- [RECORDED INFORMATION]

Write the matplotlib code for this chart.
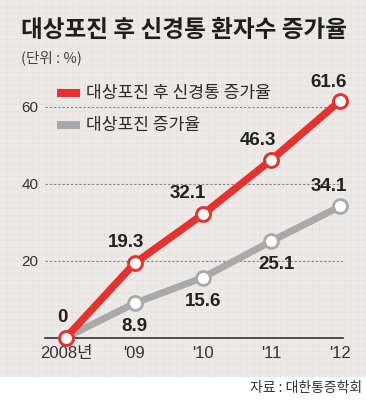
import matplotlib
matplotlib.use("Agg")
import matplotlib.pyplot as plt
from matplotlib.patches import Rectangle
from matplotlib.lines import Line2D

# ---- data ----
years = ["2008년", "'09", "'10", "'11", "'12"]
neuralgia = [0, 19.3, 32.1, 46.3, 61.6]     # 대상포진 후 신경통 증가율
zoster = [0, 8.9, 15.6, 25.1, 34.1]         # 대상포진 증가율
y_ticks = [20, 40, 60]
series_names = ["대상포진 후 신경통 증가율", "대상포진 증가율"]
title = "대상포진 후 신경통 환자수 증가율"
unit = "(단위 : %)"
source = "자료 : 대한통증학회"

RED = "#e8302c"
GRAY = "#a9a9a9"
BG = "#ece9e6"
DARK = "#222222"
KR = ["Noto Sans CJK KR", "DejaVu Sans"]
NUM = ["Liberation Sans", "Noto Sans CJK KR"]

W, H = 366, 400
fig = plt.figure(figsize=(W / 100, H / 100), dpi=100)
fig.patch.set_facecolor("white")

def fx(px):
    return px / W

def fy(py):
    return 1 - py / H

# background panel with faint graph-paper grid
fig.add_artist(Rectangle((0, fy(377)), 1, 377 / H, transform=fig.transFigure,
                         facecolor=BG, edgecolor="none", zorder=-3))
step = 6.5
g = step
while g < W:
    fig.add_artist(Line2D([fx(g), fx(g)], [fy(377), 1], transform=fig.transFigure,
                          color="#e5e2df", lw=0.5, zorder=-2))
    g += step
g = step
while g < 377:
    fig.add_artist(Line2D([0, 1], [fy(g), fy(g)], transform=fig.transFigure,
                          color="#e5e2df", lw=0.5, zorder=-2))
    g += step

# axes
left_px, right_px, bottom_px, top_px = 45, 343, 337.5, 80
ax = fig.add_axes([fx(left_px), fy(bottom_px), (right_px - left_px) / W,
                   (bottom_px - top_px) / H])
ax.set_facecolor("none")
x = list(range(len(years)))
px_per_x = 68.5
ax.set_xlim(-(66 - left_px) / px_per_x, 4 + (right_px - 340) / px_per_x)
px_per_y = (337.5 - 107) / 60
ax.set_ylim(0, (bottom_px - top_px) / px_per_y)

for s in ["top", "right", "left"]:
    ax.spines[s].set_visible(False)
ax.spines["bottom"].set_color("#333333")
ax.spines["bottom"].set_linewidth(1.2)

for yv in y_ticks:
    ax.axhline(yv, color="#8a8a8a", lw=0.8, linestyle=(0, (2.2, 1.6)), zorder=1)

ax.set_yticks(y_ticks)
ax.set_yticklabels([str(v) for v in y_ticks], family=NUM, fontsize=11, color="#333333")
ax.tick_params(axis="y", length=0, pad=4.5)

ax.set_xticks(x)
ax.set_xticklabels(years, family=NUM, fontsize=12, color="#333333")
ax.tick_params(axis="x", which="major", length=0, pad=6)
ax.set_xticks(x[1:], minor=True)
ax.tick_params(axis="x", which="minor", direction="in", length=6, width=1, color="#333333")

ax.plot(x, zoster, color=GRAY, lw=5, zorder=3, solid_capstyle="butt",
        marker="o", markersize=10, markerfacecolor="white", markeredgecolor=GRAY,
        markeredgewidth=2, clip_on=False)
ax.plot(x, neuralgia, color=RED, lw=5.3, zorder=4, solid_capstyle="butt",
        marker="o", markersize=10, markerfacecolor="white", markeredgecolor=RED,
        markeredgewidth=2.1, clip_on=False)

# data labels (offsets in pixels)
red_off = [(-4, 20), (-8, 20.5), (-15, 21), (-14, 19), (-11, 18.5)]
gray_off = [None, (0, -23), (0, -24), (5, -23), (-11, 20)]

def lab(xi, yi, txt, off):
    ax.annotate(txt, (xi, yi), xytext=(off[0] * 0.72, off[1] * 0.72),
                textcoords="offset points", ha="center", va="center",
                family=NUM, fontweight="bold", fontsize=13.5, color=DARK,
                zorder=6, annotation_clip=False)

for i, v in enumerate(neuralgia):
    lab(i, v, f"{v:g}", red_off[i])
for i, v in enumerate(zoster):
    if gray_off[i] is not None:
        lab(i, v, f"{v:g}", gray_off[i])

# title etc.
fig.text(fx(21), fy(30), title, family=KR, fontweight="bold", fontsize=17,
         color="#1e1e1e", va="center", ha="left")
fig.text(fx(21), fy(58), unit, family=KR, fontsize=10.5, color="#444444",
         va="center", ha="left")

# legend
for row, (name, col) in enumerate(zip(series_names, [RED, GRAY])):
    yc = 93 + row * 32
    fig.add_artist(Rectangle((fx(57), fy(yc + 4)), 23 / W, 8 / H,
                             transform=fig.transFigure, facecolor=col,
                             edgecolor="none", zorder=5))
    fig.text(fx(86), fy(yc), name, family=KR, fontsize=12.3, color="#2a2a2a",
             va="center", ha="left")

fig.text(fx(362), fy(388), source, family=KR, fontsize=10, color="#333333",
         va="center", ha="right")

fig.savefig("out.png", dpi=100, facecolor=fig.get_facecolor())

- [EXERCISE]
The lines from the start of the data through the line that contains "from matplotlib.lines import Line2D" are to be returned exactly, please, with both ends included and every picture left out.

- [CORRECT OUTPUT]
Write the matplotlib code for this chart.
import matplotlib
matplotlib.use("Agg")
import matplotlib.pyplot as plt
from matplotlib.patches import Rectangle
from matplotlib.lines import Line2D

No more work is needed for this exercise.